━━ DATA ENTRIES
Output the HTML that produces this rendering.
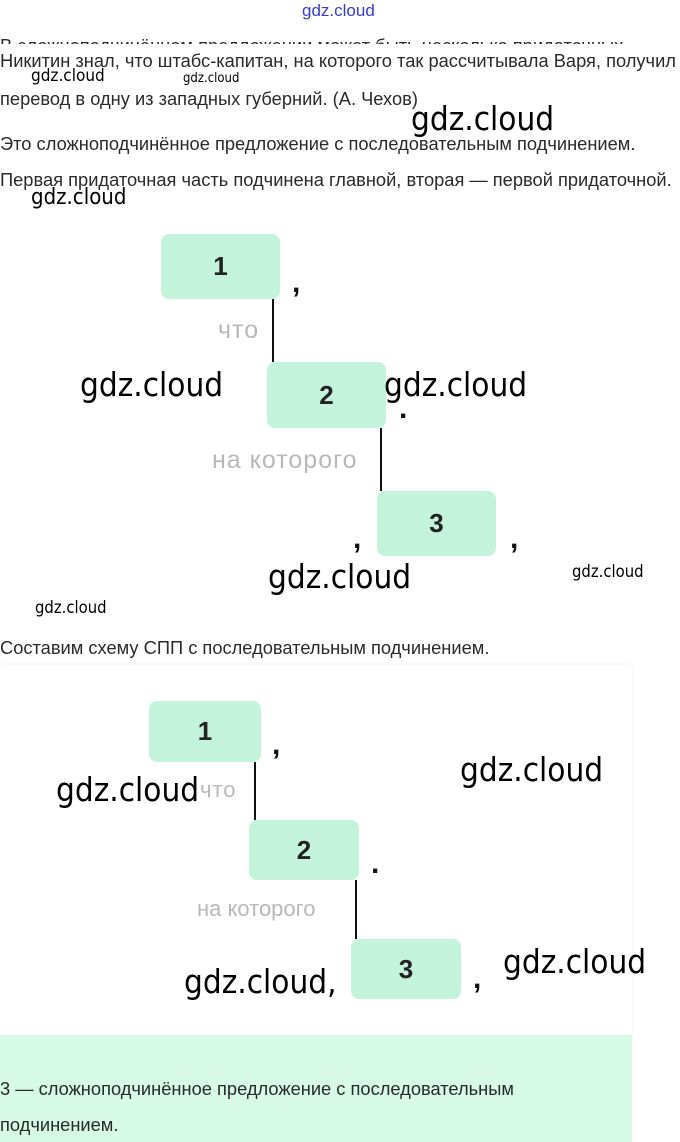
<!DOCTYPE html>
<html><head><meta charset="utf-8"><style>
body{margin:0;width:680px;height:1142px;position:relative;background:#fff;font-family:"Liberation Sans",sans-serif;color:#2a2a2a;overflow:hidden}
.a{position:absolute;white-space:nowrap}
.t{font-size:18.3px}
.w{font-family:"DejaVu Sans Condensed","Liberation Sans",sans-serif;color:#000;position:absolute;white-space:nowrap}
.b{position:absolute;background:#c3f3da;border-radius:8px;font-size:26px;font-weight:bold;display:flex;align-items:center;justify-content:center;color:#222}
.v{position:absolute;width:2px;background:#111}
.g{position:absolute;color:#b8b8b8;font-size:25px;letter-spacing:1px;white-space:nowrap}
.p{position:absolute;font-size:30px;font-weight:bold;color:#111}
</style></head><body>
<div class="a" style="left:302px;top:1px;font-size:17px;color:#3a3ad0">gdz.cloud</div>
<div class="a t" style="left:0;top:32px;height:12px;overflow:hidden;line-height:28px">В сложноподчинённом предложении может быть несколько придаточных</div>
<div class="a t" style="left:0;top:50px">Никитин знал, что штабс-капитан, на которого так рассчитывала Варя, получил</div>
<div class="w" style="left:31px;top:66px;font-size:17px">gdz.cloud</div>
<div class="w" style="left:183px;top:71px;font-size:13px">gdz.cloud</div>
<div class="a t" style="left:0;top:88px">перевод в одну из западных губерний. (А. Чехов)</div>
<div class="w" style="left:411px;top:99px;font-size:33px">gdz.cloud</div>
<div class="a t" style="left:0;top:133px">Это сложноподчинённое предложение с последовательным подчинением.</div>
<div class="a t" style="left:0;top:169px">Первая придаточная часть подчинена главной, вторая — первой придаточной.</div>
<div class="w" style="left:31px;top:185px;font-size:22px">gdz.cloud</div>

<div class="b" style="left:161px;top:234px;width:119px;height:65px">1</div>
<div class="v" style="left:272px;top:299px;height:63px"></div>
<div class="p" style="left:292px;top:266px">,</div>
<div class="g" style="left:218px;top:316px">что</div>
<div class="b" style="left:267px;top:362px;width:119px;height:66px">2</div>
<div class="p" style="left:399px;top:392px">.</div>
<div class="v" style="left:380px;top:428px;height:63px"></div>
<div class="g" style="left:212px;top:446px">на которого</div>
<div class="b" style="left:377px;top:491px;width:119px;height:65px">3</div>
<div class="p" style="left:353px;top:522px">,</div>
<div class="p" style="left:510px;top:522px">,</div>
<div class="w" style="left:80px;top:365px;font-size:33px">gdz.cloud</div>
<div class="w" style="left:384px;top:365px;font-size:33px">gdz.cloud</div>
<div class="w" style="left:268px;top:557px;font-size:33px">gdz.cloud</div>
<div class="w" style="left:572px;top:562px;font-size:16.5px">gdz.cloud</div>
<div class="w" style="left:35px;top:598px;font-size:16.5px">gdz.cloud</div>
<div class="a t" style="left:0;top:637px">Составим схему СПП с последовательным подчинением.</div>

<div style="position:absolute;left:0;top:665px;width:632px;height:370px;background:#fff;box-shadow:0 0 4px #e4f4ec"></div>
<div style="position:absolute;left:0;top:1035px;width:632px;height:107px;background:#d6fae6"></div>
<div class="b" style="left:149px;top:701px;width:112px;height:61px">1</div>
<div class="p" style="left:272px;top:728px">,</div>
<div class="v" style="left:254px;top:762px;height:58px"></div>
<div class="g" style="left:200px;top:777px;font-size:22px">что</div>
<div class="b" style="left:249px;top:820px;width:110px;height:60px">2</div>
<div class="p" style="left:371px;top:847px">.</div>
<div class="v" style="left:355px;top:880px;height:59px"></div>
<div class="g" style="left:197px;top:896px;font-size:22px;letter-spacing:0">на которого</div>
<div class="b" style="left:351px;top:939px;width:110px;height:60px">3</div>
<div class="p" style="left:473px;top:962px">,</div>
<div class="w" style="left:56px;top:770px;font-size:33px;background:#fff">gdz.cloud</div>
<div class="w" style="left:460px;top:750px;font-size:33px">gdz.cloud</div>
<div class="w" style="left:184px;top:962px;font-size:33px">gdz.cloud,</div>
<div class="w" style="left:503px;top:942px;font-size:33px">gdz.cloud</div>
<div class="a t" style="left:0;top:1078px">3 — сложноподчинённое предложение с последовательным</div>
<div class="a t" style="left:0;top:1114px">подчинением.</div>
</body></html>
━━━━
━━ DATA ENTRIES
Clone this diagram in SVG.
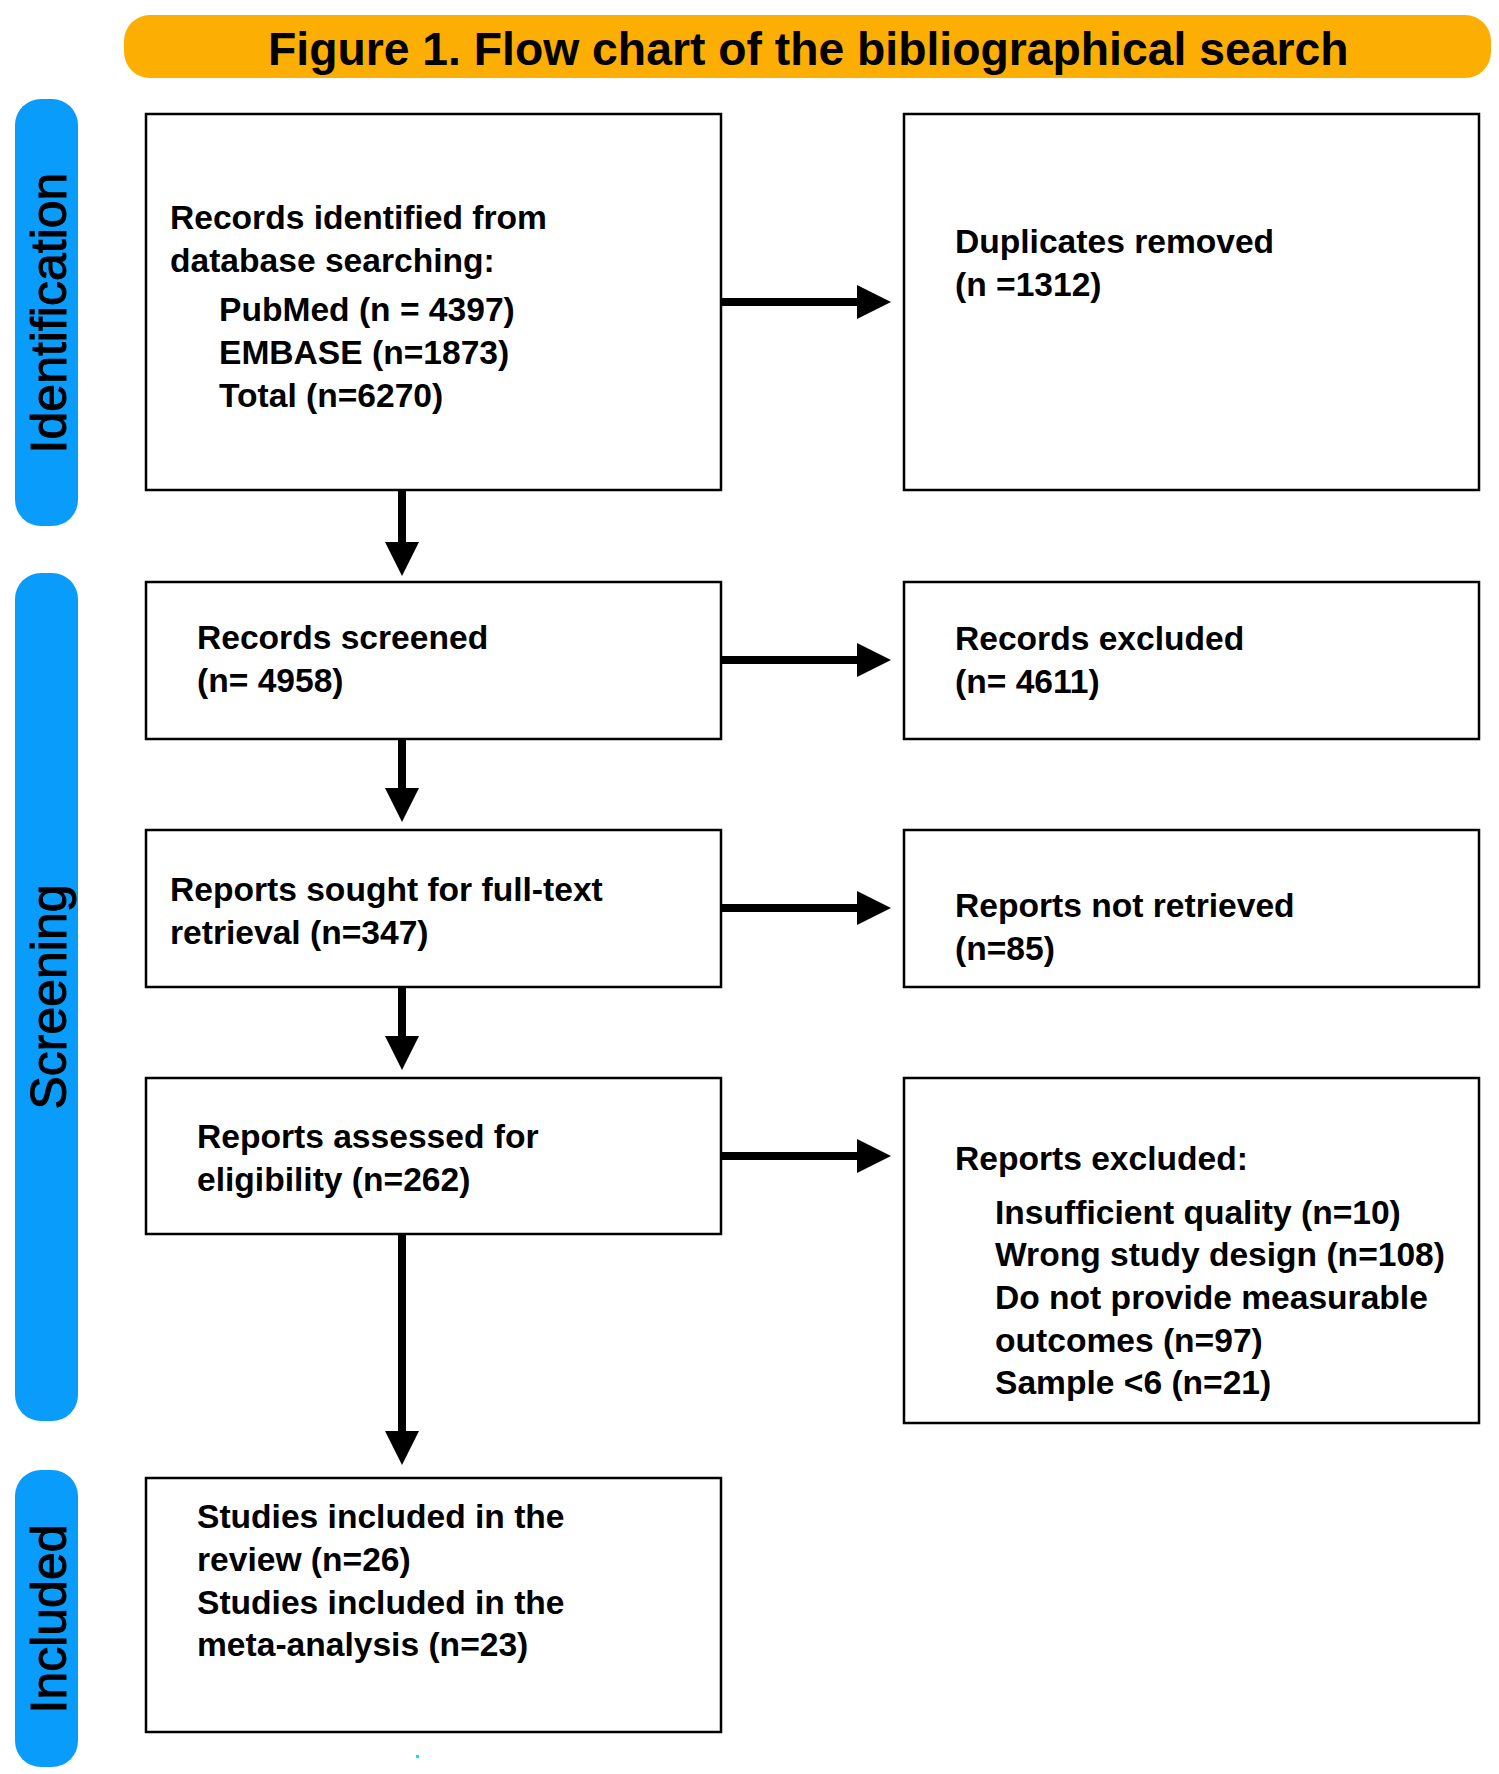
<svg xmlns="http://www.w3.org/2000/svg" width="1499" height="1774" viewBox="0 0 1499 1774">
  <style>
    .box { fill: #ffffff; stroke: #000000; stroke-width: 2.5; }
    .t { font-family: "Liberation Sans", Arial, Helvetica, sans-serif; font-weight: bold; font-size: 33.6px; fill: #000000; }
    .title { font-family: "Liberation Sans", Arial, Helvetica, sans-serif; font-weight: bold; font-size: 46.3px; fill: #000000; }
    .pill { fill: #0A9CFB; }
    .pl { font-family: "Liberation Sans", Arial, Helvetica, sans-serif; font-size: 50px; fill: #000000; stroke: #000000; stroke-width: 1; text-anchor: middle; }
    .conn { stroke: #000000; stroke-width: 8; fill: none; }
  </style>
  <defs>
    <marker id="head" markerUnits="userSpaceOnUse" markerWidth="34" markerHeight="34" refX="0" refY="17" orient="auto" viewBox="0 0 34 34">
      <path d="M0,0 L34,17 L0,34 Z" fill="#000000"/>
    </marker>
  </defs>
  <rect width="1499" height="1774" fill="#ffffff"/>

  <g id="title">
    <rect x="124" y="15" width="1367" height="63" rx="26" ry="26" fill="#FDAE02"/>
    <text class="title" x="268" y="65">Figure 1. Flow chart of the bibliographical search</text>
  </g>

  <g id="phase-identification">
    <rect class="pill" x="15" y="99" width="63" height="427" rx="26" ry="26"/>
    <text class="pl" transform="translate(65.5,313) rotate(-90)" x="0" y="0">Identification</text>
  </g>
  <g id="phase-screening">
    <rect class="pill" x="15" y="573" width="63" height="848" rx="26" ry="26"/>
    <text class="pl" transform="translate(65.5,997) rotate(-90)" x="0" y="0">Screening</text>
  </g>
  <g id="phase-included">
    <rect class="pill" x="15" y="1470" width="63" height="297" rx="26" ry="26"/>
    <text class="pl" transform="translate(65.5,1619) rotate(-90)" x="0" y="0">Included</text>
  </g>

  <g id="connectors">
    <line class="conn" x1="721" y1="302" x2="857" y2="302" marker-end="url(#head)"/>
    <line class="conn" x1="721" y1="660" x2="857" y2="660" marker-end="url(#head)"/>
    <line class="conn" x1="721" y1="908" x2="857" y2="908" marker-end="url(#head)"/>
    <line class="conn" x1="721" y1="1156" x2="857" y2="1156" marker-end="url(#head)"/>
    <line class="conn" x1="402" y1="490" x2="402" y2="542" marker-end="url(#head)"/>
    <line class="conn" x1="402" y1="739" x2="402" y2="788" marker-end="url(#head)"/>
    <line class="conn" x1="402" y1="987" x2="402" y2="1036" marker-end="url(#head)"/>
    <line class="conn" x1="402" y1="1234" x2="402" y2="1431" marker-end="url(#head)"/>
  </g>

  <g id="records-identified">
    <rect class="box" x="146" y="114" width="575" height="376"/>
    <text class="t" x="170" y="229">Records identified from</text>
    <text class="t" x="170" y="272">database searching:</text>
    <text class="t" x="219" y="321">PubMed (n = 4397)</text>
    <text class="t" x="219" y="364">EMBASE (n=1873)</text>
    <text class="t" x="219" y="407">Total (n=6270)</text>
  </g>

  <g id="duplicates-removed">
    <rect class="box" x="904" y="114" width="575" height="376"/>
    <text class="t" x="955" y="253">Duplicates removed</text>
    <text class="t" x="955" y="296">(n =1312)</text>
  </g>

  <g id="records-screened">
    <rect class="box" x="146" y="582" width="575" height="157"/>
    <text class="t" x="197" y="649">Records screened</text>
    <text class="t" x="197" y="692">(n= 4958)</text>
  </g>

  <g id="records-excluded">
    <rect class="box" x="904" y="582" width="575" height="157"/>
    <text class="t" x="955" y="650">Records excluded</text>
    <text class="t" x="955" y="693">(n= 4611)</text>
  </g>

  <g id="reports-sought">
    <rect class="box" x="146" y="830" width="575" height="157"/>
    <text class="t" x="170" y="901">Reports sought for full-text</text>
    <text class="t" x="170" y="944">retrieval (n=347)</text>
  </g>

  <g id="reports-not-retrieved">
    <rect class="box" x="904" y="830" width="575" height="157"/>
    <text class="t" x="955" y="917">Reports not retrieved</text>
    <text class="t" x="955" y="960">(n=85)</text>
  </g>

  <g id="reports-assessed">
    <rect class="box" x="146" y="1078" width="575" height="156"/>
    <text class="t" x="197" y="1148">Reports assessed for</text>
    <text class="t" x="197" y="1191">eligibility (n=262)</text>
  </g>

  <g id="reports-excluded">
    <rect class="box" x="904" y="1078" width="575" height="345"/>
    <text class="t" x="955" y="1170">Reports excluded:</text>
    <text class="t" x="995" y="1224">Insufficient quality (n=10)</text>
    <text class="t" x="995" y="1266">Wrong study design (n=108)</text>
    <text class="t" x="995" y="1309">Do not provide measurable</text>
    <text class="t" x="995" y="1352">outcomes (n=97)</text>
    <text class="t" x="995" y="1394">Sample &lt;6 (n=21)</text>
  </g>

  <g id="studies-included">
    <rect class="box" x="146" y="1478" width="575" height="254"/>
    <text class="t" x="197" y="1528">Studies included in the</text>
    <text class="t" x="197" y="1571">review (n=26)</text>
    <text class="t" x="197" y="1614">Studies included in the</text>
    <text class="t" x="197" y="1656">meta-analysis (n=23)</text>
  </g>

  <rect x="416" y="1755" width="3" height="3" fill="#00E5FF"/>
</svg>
━━━━
Tally the lines of the listing in which the word "this" occurs, and state the total alone.

2